Lib Dems: Flight tax to fund rail upgrades

The Liberal Democrats have proposed an additional tax on internal flights to fund improvements to the railways.

The Liberal Democrats argue the rail network must be key to any environmental transport scheme and have placed it at the centre of their plans for a zero carbon transport system.

Plans to be discussed at the party’s autumn conference propose a Future Transport Fund, specifically to fund investment and remove bottlenecks from the system by introducing more trains and reopening lines.

Environment spokesman Chris Huhne said: “These plans will shift freight from road to rail, cut carbon, and improve mobility as the rail network begins to run out of capacity.”

Rail improvements need £12 billion investment over five years but the Liberal Democrats propose this could be funded with levies on roads and flights.

They propose a charge on road freight, linked to weight and emissions. This would further encourage freight to switch to the railways and raise £600 million, the Lib Dems estimate.

They also want to levy a climate change charge on internal flights, starting from £10 a ticket.

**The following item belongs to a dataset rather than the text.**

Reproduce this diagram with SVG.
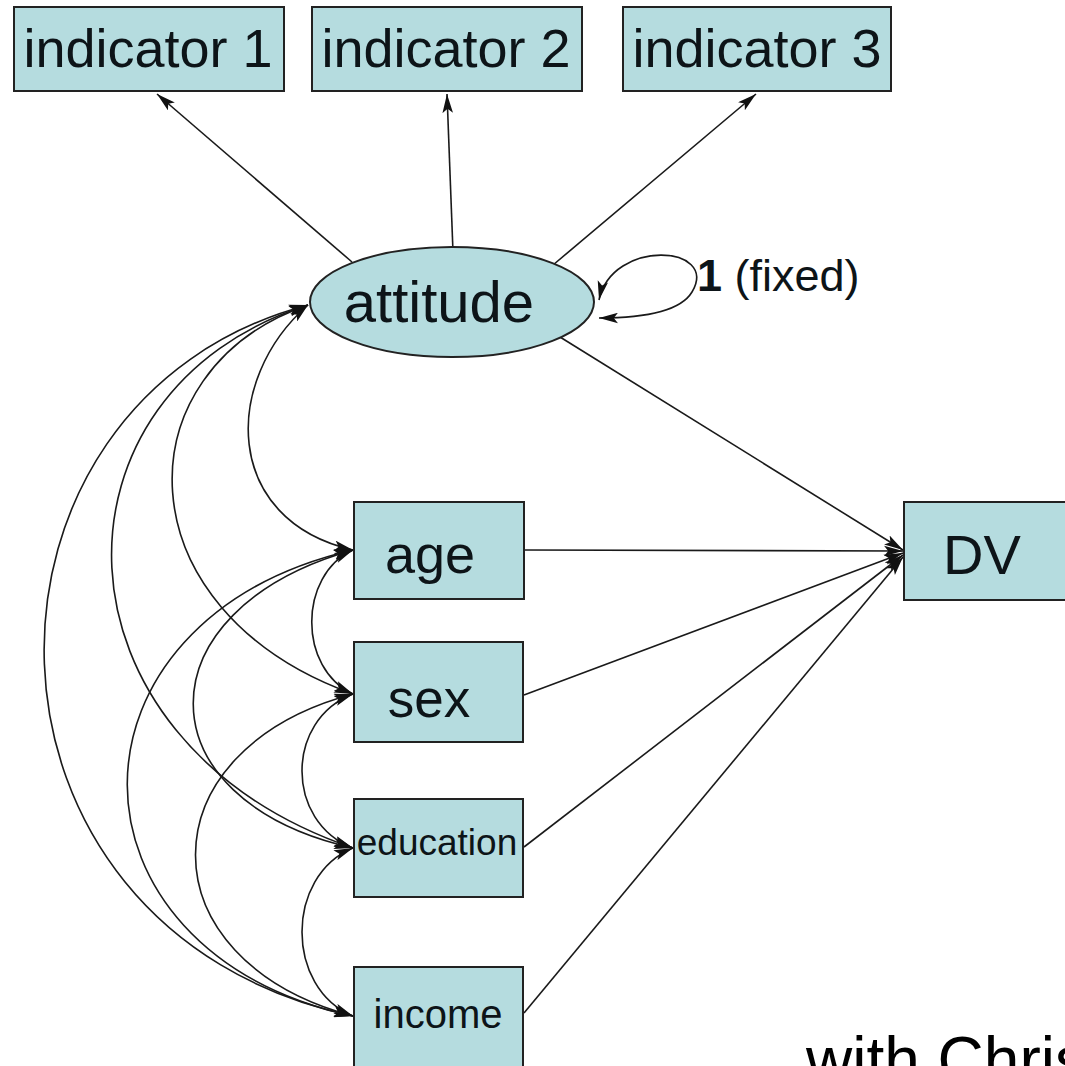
<svg xmlns="http://www.w3.org/2000/svg" width="1065" height="1066" viewBox="0 0 1065 1066">
  <defs>
    <marker id="ah" viewBox="0 0 18 10" refX="18" refY="5" markerWidth="19" markerHeight="11" markerUnits="userSpaceOnUse" orient="auto-start-reverse">
      <path d="M0,0 L18,5 L0,10 L4,5 z" fill="#111"/>
    </marker>
    <style>
      .box { fill: #B5DCDF; stroke: #222; stroke-width: 2; }
      .lbl { font-family: "Liberation Sans", Arial, sans-serif; fill: #0d1418; text-anchor: middle; }
      .path { fill: none; stroke: #1a1a1a; stroke-width: 1.6; marker-end: url(#ah); }
      .cov { fill: none; stroke: #1a1a1a; stroke-width: 1.6; marker-start: url(#ah); marker-end: url(#ah); }
    </style>
  </defs>
  <rect width="1065" height="1066" fill="#ffffff"/>

  <!-- connectors: loadings, regressions, covariances -->
  <g id="connectors">
    <!-- attitude to its indicators -->
    <line class="path" x1="352" y1="262" x2="157" y2="94"/>
    <line class="path" x1="453" y1="252" x2="447" y2="94"/>
    <line class="path" x1="553" y1="265" x2="756" y2="94"/>
    <!-- regressions on DV -->
    <line class="path" x1="560" y1="337" x2="903" y2="550"/>
    <line class="path" x1="524" y1="550" x2="903" y2="551"/>
    <line class="path" x1="524" y1="695" x2="903" y2="553"/>
    <line class="path" x1="524" y1="847" x2="903" y2="555"/>
    <line class="path" x1="524" y1="1013" x2="903" y2="557"/>
    <!-- variance of attitude fixed to 1 -->
    <path class="cov" d="M599,300 C612,238 720,245 692,292 C680,312 640,318 599,318"/>
    <!-- covariances with attitude -->
    <path class="cov" d="M308,305 C222,380 222,520 353,550"/>
    <path class="cov" d="M308,305 C120,370 120,610 353,694"/>
    <path class="cov" d="M308,305 C39,390 39,740 353,848"/>
    <path class="cov" d="M308,305 C-51,400 -51,930 353,1016"/>
    <!-- covariances among observed predictors -->
    <path class="cov" d="M353,550 C298,575 298,669 353,694"/>
    <path class="cov" d="M353,694 C285,720 285,822 353,848"/>
    <path class="cov" d="M353,848 C285,876 285,988 353,1016"/>
    <path class="cov" d="M353,550 C140,610 140,800 353,848"/>
    <path class="cov" d="M353,694 C143,750 143,960 353,1016"/>
    <path class="cov" d="M353,550 C52,620 52,950 353,1016"/>
  </g>

  <g id="indicator1">
    <rect class="box" x="14" y="7" width="270" height="84"/>
    <text class="lbl" x="148" y="67" font-size="54">indicator 1</text>
  </g>
  <g id="indicator2">
    <rect class="box" x="312" y="7" width="270" height="84"/>
    <text class="lbl" x="446" y="67" font-size="54">indicator 2</text>
  </g>
  <g id="indicator3">
    <rect class="box" x="623" y="7" width="268" height="84"/>
    <text class="lbl" x="757" y="67" font-size="54">indicator 3</text>
  </g>

  <g id="attitude">
    <ellipse class="box" cx="452" cy="302" rx="142" ry="55"/>
    <text class="lbl" x="439" y="322" font-size="58">attitude</text>
  </g>
  <text class="lbl" x="697" y="291" font-size="45" style="text-anchor:start"><tspan font-weight="bold">1</tspan> (fixed)</text>

  <g id="age">
    <rect class="box" x="354" y="502" width="170" height="97"/>
    <text class="lbl" x="430" y="573" font-size="54">age</text>
  </g>
  <g id="sex">
    <rect class="box" x="354" y="642" width="169" height="100"/>
    <text class="lbl" x="429" y="717" font-size="53">sex</text>
  </g>
  <g id="education">
    <rect class="box" x="354" y="799" width="169" height="98"/>
    <text class="lbl" x="437" y="855" font-size="37">education</text>
  </g>
  <g id="income">
    <rect class="box" x="354" y="967" width="169" height="113"/>
    <text class="lbl" x="438" y="1028" font-size="40">income</text>
  </g>
  <g id="DV">
    <rect class="box" x="904" y="502" width="175" height="98"/>
    <text class="lbl" x="982" y="574" font-size="56">DV</text>
  </g>

  <text x="806" y="1082" font-family="'Liberation Sans', Arial, sans-serif" font-size="64" fill="#000">with Chris</text>
</svg>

Life-line routes, such as those linking the Scottish islands, would, however, be exempt.

To improve the railways, the Lib Dems support plans for high speed north-south and east-west lines, arguing these could provide a viable alternative to internal flights.

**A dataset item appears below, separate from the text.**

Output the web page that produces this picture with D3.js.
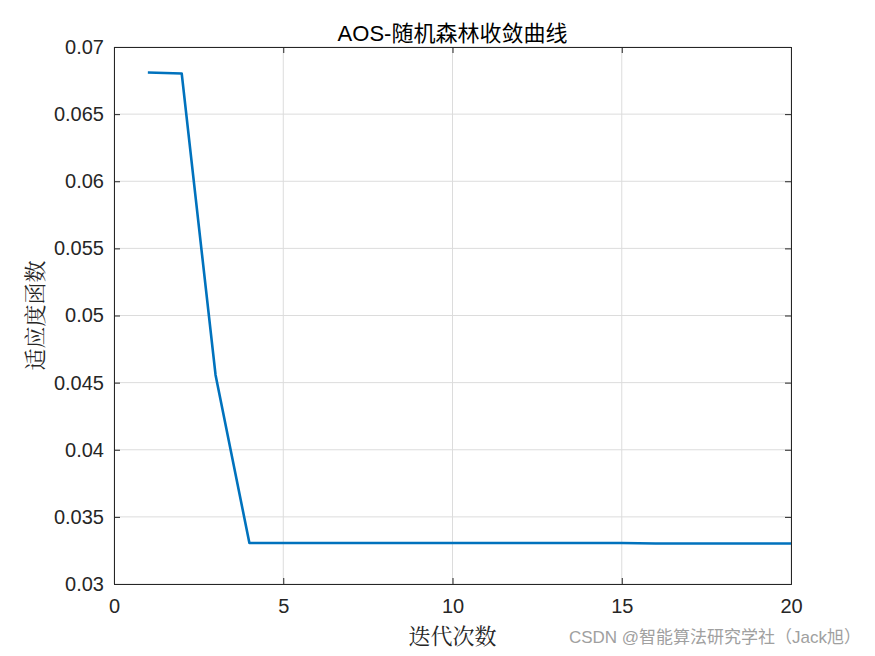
<!DOCTYPE html>
<html>
<head>
<meta charset="utf-8">
<script src="https://cdn.jsdelivr.net/npm/d3@7"></script>
<style>
  body { margin: 0; background: #fff; }
  svg { display: block; }
</style>
</head>
<body>
<div id="chart"></div>
<script>
// data
var iterations = [1, 2, 3, 4, 5, 6, 7, 8, 9, 10, 11, 12, 13, 14, 15, 16, 17, 18, 19, 20];
var fitness = [0.06810, 0.06803, 0.04557, 0.03305, 0.03305, 0.03305, 0.03305, 0.03305, 0.03305, 0.03305,
               0.03305, 0.03305, 0.03305, 0.03305, 0.03305, 0.03302, 0.03302, 0.03302, 0.03302, 0.03302];
var xTicks = [0, 5, 10, 15, 20];
var yTicks = [0.03, 0.035, 0.04, 0.045, 0.05, 0.055, 0.06, 0.065, 0.07];

var W = 875, H = 656;
var margin = { top: 47, right: 84, bottom: 72, left: 114 },
    width = W - margin.left - margin.right,
    height = H - margin.top - margin.bottom;

var svg = d3.select("#chart").append("svg")
    .attr("width", W)
    .attr("height", H);

var g = svg.append("g")
    .attr("transform", "translate(" + margin.left + "," + margin.top + ")");

var x = d3.scaleLinear().domain([0, 20]).range([0, width]);
var y = d3.scaleLinear().domain([0.03, 0.07]).range([height, 0]);

// grid
g.append("g")
    .selectAll("line")
    .data(xTicks)
    .enter().append("line")
    .attr("x1", function (d) { return x(d); })
    .attr("x2", function (d) { return x(d); })
    .attr("y1", 0).attr("y2", height)
    .attr("stroke", "#dcdcdc").attr("stroke-width", 1);

g.append("g")
    .selectAll("line")
    .data(yTicks)
    .enter().append("line")
    .attr("y1", function (d) { return y(d); })
    .attr("y2", function (d) { return y(d); })
    .attr("x1", 0).attr("x2", width)
    .attr("stroke", "#dcdcdc").attr("stroke-width", 1);

// axes
var fmtY = function (d) { return d3.format(".3~f")(d); };

var xAxis = g.append("g")
    .attr("transform", "translate(0," + height + ")")
    .call(d3.axisBottom(x).tickValues(xTicks).tickSize(-6).tickPadding(15));
var xTop = g.append("g")
    .call(d3.axisTop(x).tickValues(xTicks).tickSize(-6).tickFormat(""));
var yAxis = g.append("g")
    .call(d3.axisLeft(y).tickValues(yTicks).tickSize(-6).tickPadding(10).tickFormat(fmtY));
var yRight = g.append("g")
    .attr("transform", "translate(" + width + ",0)")
    .call(d3.axisRight(y).tickValues(yTicks).tickSize(-6).tickFormat(""));

[xAxis, xTop, yAxis, yRight].forEach(function (a) {
    a.select(".domain").attr("stroke", "#262626").attr("stroke-width", 1);
    a.selectAll(".tick line").attr("stroke", "#262626");
    a.selectAll("text")
        .attr("fill", "#262626")
        .style("font-family", "Arial, 'Liberation Sans', sans-serif")
        .style("font-size", "20px");
});

// line
var line = d3.line()
    .x(function (d, i) { return x(iterations[i]); })
    .y(function (d) { return y(d); });

g.append("path")
    .datum(fitness)
    .attr("d", line)
    .attr("fill", "none")
    .attr("stroke", "#0072BD")
    .attr("stroke-width", 2.6)
    .attr("stroke-linejoin", "round");

// title and labels
svg.append("text")
    .attr("x", margin.left + width / 2)
    .attr("y", 41)
    .attr("text-anchor", "middle")
    .style("font-family", "Arial, 'Liberation Sans', 'Noto Sans CJK SC', sans-serif")
    .style("font-size", "22px")
    .attr("fill", "#000")
    .text("AOS-随机森林收敛曲线");

svg.append("text")
    .attr("x", margin.left + width / 2)
    .attr("y", 644)
    .attr("text-anchor", "middle")
    .style("font-family", "'Noto Serif CJK SC', 'Noto Sans CJK SC', serif")
    .style("font-size", "22px")
    .attr("fill", "#262626")
    .text("迭代次数");

svg.append("text")
    .attr("transform", "translate(43," + (margin.top + height / 2) + ") rotate(-90)")
    .attr("text-anchor", "middle")
    .style("font-family", "'Noto Serif CJK SC', 'Noto Sans CJK SC', serif")
    .style("font-size", "22px")
    .attr("fill", "#262626")
    .text("适应度函数");

// watermark
svg.append("text")
    .attr("x", 861)
    .attr("y", 643)
    .attr("text-anchor", "end")
    .style("font-family", "Arial, 'Noto Sans CJK SC', sans-serif")
    .style("font-size", "17px")
    .attr("fill", "#a0a0a0")
    .text("CSDN @智能算法研究学社（Jack旭）");
</script>
</body>
</html>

Transport spokesman Susan Kramer said: “If freight can be taken off the roads and people can be convinced to swap plane journeys for high-speed rail, then we can really start to make a difference to our environment.

“Rail is the key to cleaning up Britain’s transport, not an added extra as ministers seem to think.”

But Ms Kramer argued substantial investment is needed to create a 21st century rail net work.

“We must modernise our transport infrastructure, or serious economic consequences will follow in the future,” she warned.

Transport secretary Ruth Kelly last month announced a £10 billion investment in the railway network, designed to increase capacity and reduce bottlenecks.